Reactivity of Carbohydrate Phosphodiesters, Potential Targets of Antibacterial Agents

Abstract

While monosaccharide units in bacterial carbohydrates may be linked with phosphodiester bonds, human carbohydrates exclusively contain glycosidic linkages. Differences between human and bacterial carbohydrates present potential targets for the development of novel antibacterial agents. The purpose of the present article is to study the reactivity of carbohydrate phosphodiester models to evaluate the possibility of a selective inactivation of bacterial carbohydrates within a biological matrix. The model compound was chosen for the ease of synthesis and the convenience of detection. Its reactivity was studied in the presence and in the absence of metal ion-based catalysts. The results obtained show that the spontaneous reaction under neutral conditions is the glycoside hydrolysis, but metal catalysts enhance the cleavage by intramolecular transesterification.
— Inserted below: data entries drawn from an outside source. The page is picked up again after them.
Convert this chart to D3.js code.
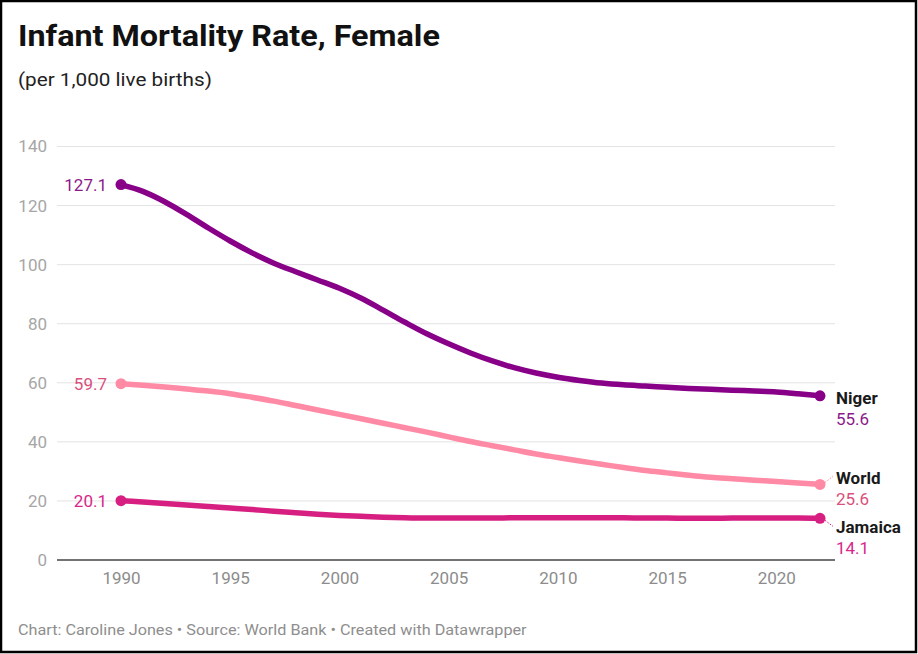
<!DOCTYPE html>
<html>
<head>
<meta charset="utf-8">
<script src="https://cdn.jsdelivr.net/npm/d3@7"></script>
<style>
  html, body { margin: 0; padding: 0; background: #fff; }
  svg { display: block; font-family: Roboto, "Noto Sans", sans-serif; }
</style>
</head>
<body>
<svg id="chart" width="918" height="654"></svg>
<script>
// Female infant mortality rate per 1,000 live births, World Bank
const years = d3.range(1990, 2023);
const niger = [127.1, 124.8, 121.3, 117.0, 112.4, 108.0, 104.0, 100.5, 97.6, 94.8,
  92.0, 88.6, 84.6, 80.5, 76.6, 73.2, 70.1, 67.4, 65.1, 63.3,
  61.9, 60.8, 59.9, 59.3, 58.9, 58.5, 58.1, 57.8, 57.5, 57.2,
  56.9, 56.3, 55.6];
const world = [59.7, 59.2, 58.6, 57.9, 57.2, 56.3, 55.1, 53.8, 52.3, 50.8,
  49.3, 47.8, 46.3, 44.8, 43.3, 41.7, 40.1, 38.7, 37.3, 35.9,
  34.7, 33.5, 32.4, 31.3, 30.3, 29.5, 28.7, 28.0, 27.5, 27.0,
  26.6, 26.1, 25.6];
const jamaica = [20.1, 19.6, 19.1, 18.6, 18.1, 17.6, 17.1, 16.5, 16.0, 15.5,
  15.1, 14.8, 14.5, 14.3, 14.2, 14.2, 14.2, 14.2, 14.3, 14.3,
  14.3, 14.3, 14.3, 14.3, 14.2, 14.2, 14.1, 14.1, 14.2, 14.2,
  14.2, 14.2, 14.1];
const yTicks = [0, 20, 40, 60, 80, 100, 120, 140];
const xTicks = [1990, 1995, 2000, 2005, 2010, 2015, 2020];

const series = [
  { name: "World",   values: world,   line: "#ff8aa5", text: "#d9507c", nameDy: 0,    leader: true },
  { name: "Jamaica", values: jamaica, line: "#d61f80", text: "#d8278a", nameDy: 14.5, leader: true },
  { name: "Niger",   values: niger,   line: "#870087", text: "#8a1a8a", nameDy: 8,    leader: false }
];

const svg = d3.select("#chart");
const W = 918, H = 654;

// outer frame
svg.append("rect").attr("x", 1).attr("y", 1).attr("width", W - 3).attr("height", H - 3)
  .attr("fill", "#fff").attr("stroke", "#000").attr("stroke-width", 2.5);

// text helper with slight horizontal widening
function wideText(g, x, y, sx) {
  return g.append("text").attr("transform", `translate(${x},${y}) scale(${sx},1)`);
}

// title block
wideText(svg, 18, 46, 1.115)
  .attr("font-size", 29).attr("font-weight", 700).attr("fill", "#111")
  .text("Infant Mortality Rate, Female");
wideText(svg, 18, 86, 1.09)
  .attr("font-size", 19).attr("fill", "#222")
  .text("(per 1,000 live births)");

const x = d3.scaleLinear().domain([1990, 2022]).range([121, 820]);
const y = d3.scaleLinear().domain([0, 140]).range([560, 146.5]);
const gridL = 57, gridR = 835;

// horizontal gridlines
svg.append("g").selectAll("line").data(yTicks.filter(d => d > 0)).join("line")
  .attr("x1", gridL).attr("x2", gridR)
  .attr("y1", d => y(d)).attr("y2", d => y(d))
  .attr("stroke", "#e3e3e3").attr("stroke-width", 1);

// y tick labels
svg.append("g").selectAll("text").data(yTicks).join("text")
  .attr("x", 47).attr("y", d => y(d)).attr("dy", "0.35em")
  .attr("text-anchor", "end").attr("font-size", 17).attr("fill", "#a6a6a6")
  .text(d => d);

// baseline
svg.append("line").attr("x1", gridL).attr("x2", gridR)
  .attr("y1", y(0)).attr("y2", y(0))
  .attr("stroke", "#444").attr("stroke-width", 1.5);

// x axis
const xAxis = svg.append("g").attr("transform", `translate(0,${y(0)})`)
  .call(d3.axisBottom(x).tickValues(xTicks).tickFormat(d3.format("d")).tickSize(0).tickPadding(12));
xAxis.select(".domain").remove();
xAxis.selectAll("text").attr("font-size", 17).attr("fill", "#8c8c8c")
  .attr("font-family", "Roboto, sans-serif");

const line = d3.line()
  .x((d, i) => x(years[i]))
  .y(d => y(d))
  .curve(d3.curveMonotoneX);

series.forEach(s => {
  svg.append("path").datum(s.values)
    .attr("d", line).attr("fill", "none")
    .attr("stroke", s.line).attr("stroke-width", 5.5)
    .attr("stroke-linecap", "round").attr("stroke-linejoin", "round");
  const first = s.values[0], last = s.values[s.values.length - 1];
  svg.append("circle").attr("cx", x(1990)).attr("cy", y(first)).attr("r", 5.5).attr("fill", s.line);
  svg.append("circle").attr("cx", x(2022)).attr("cy", y(last)).attr("r", 5.5).attr("fill", s.line);

  // start value label
  svg.append("text").attr("x", x(1990) - 14).attr("y", y(first)).attr("dy", "0.35em")
    .attr("text-anchor", "end").attr("font-size", 17).attr("fill", s.text)
    .text(first.toFixed(1));

  // end label: name + value
  const base = y(last) + s.nameDy;
  if (s.leader) {
    const up = s.nameDy < 5;
    svg.append("line")
      .attr("x1", x(2022) + 5).attr("y1", y(last) + (up ? -2 : 2))
      .attr("x2", x(2022) + 13).attr("y2", y(last) + (up ? -8 : 8))
      .attr("stroke", s.line).attr("stroke-width", 1).attr("stroke-dasharray", "1.5,1.5");
  }
  svg.append("text").attr("x", 836).attr("y", base)
    .attr("font-size", 17).attr("font-weight", 700).attr("fill", "#1a1a1a")
    .text(s.name);
  svg.append("text").attr("x", 836).attr("y", base + 21)
    .attr("font-size", 17).attr("fill", s.text)
    .text(last.toFixed(1));
});

// footer
wideText(svg, 18, 635, 1.08)
  .attr("font-size", 15).attr("fill", "#8e8e8e")
  .text("Chart: Caroline Jones \u2022 Source: World Bank \u2022 Created with Datawrapper");
</script>
</body>
</html>
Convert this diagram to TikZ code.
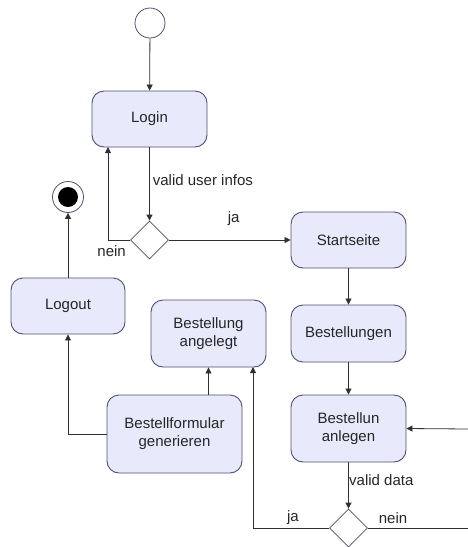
\documentclass[tikz,border=0pt]{standalone}
\usepackage{fontspec}
\setmainfont{Liberation Sans}
\usetikzlibrary{shapes.geometric,arrows.meta}
\definecolor{boxfill}{HTML}{E8EAFB}
\definecolor{boxdraw}{HTML}{50506E}
\definecolor{linecol}{HTML}{303030}
\begin{document}
\begin{tikzpicture}[x=1pt,y=-1pt,
  act/.style={draw=boxdraw,fill=boxfill,rounded corners=12pt,line width=0.9pt,align=center,font=\fontsize{15}{18}\selectfont,text=black!85},
  dec/.style={draw=boxdraw,fill=white,diamond,minimum width=38pt,minimum height=38pt,inner sep=0pt,line width=0.8pt},
  flow/.style={draw=linecol,line width=0.8pt,-{Triangle[length=6pt,width=6pt]}},
  lbl/.style={font=\fontsize{15}{18}\selectfont,text=black!85,inner sep=0pt}]
\useasboundingbox (0,0) rectangle (468,547);
\node[draw=boxdraw,fill=white,circle,minimum size=30pt,inner sep=0pt,line width=0.8pt] (start) at (150,23) {};
\node[act,minimum width=115pt,minimum height=56pt] (login) at (149.5,119) {Login};
\node[dec] (d1) at (149.5,240) {};
\node[act,minimum width=115pt,minimum height=56pt] (start2) at (348.5,240) {Startseite};
\node[act,minimum width=115pt,minimum height=57pt] (best) at (348.5,333.5) {Bestellungen};
\node[act,minimum width=115pt,minimum height=67pt] (anl) at (348.5,428.5) {Bestellun\\anlegen};
\node[dec] (d2) at (348.5,528) {};
\node[act,minimum width=115pt,minimum height=67pt] (ang) at (208.5,333.5) {Bestellung\\angelegt};
\node[act,minimum width=135pt,minimum height=78pt] (form) at (174.5,434) {Bestellformular\\generieren};
\node[act,minimum width=114pt,minimum height=56pt] (logout) at (68,306) {Logout};
\node[draw=boxdraw,fill=white,circle,minimum size=31pt,inner sep=0pt,line width=0.8pt] (end) at (68,197) {};
\node[fill=black,circle,minimum size=20pt,inner sep=0pt] (endin) at (end) {};
\coordinate (rin) at (468,429);
\coordinate (rout) at (468,528);
\coordinate (loginret) at (108,147);
\coordinate (angret) at (253,367);
\draw[flow] (start) -- (login);
\draw[flow] (login) -- (d1) node[lbl,pos=0.45,anchor=west,xshift=3pt] {valid user infos};
\draw[flow] (d1.west) -| (loginret);
\node[lbl,anchor=east] (nein1) at (126,251) {nein};
\draw[flow] (d1.east) -- (start2.west) node[lbl,midway,above=14pt,xshift=4pt] {ja};
\draw[flow] (start2) -- (best);
\draw[flow] (best) -- (anl);
\draw[flow] (rin) -- (anl.east);
\draw[flow] (anl) -- (d2);
\node[lbl,anchor=west] (vd) at (349,480) {valid data};
\draw[flow] (d2.west) -| (angret);
\draw[draw=linecol,line width=0.8pt] (d2.east) -- (rout);
\node[lbl] (ja2) at (293,518) {ja};
\node[lbl] (nein2) at (393,518) {nein};
\draw[flow] (form.north -| ang.south) -- (ang.south);
\draw[flow] (form.west) -| (logout.south);
\draw[flow] (logout) -- (end);
\end{tikzpicture}
\end{document}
The reactivity was lower than that of the phosphodiester bonds of RNA under the same conditions. Corresponding phosphorothioates were synthesized to study the effect of the coordination of metal ion catalysts. However, unexpected reactions were observed, and in addition to glycoside hydrolysis, phosphorothioates reacted similarly to corresponding RNA analogs, resulting in the cleavage, phosphate migration, and desulphurization. Different metal ion catalysts steered the reaction in different directions.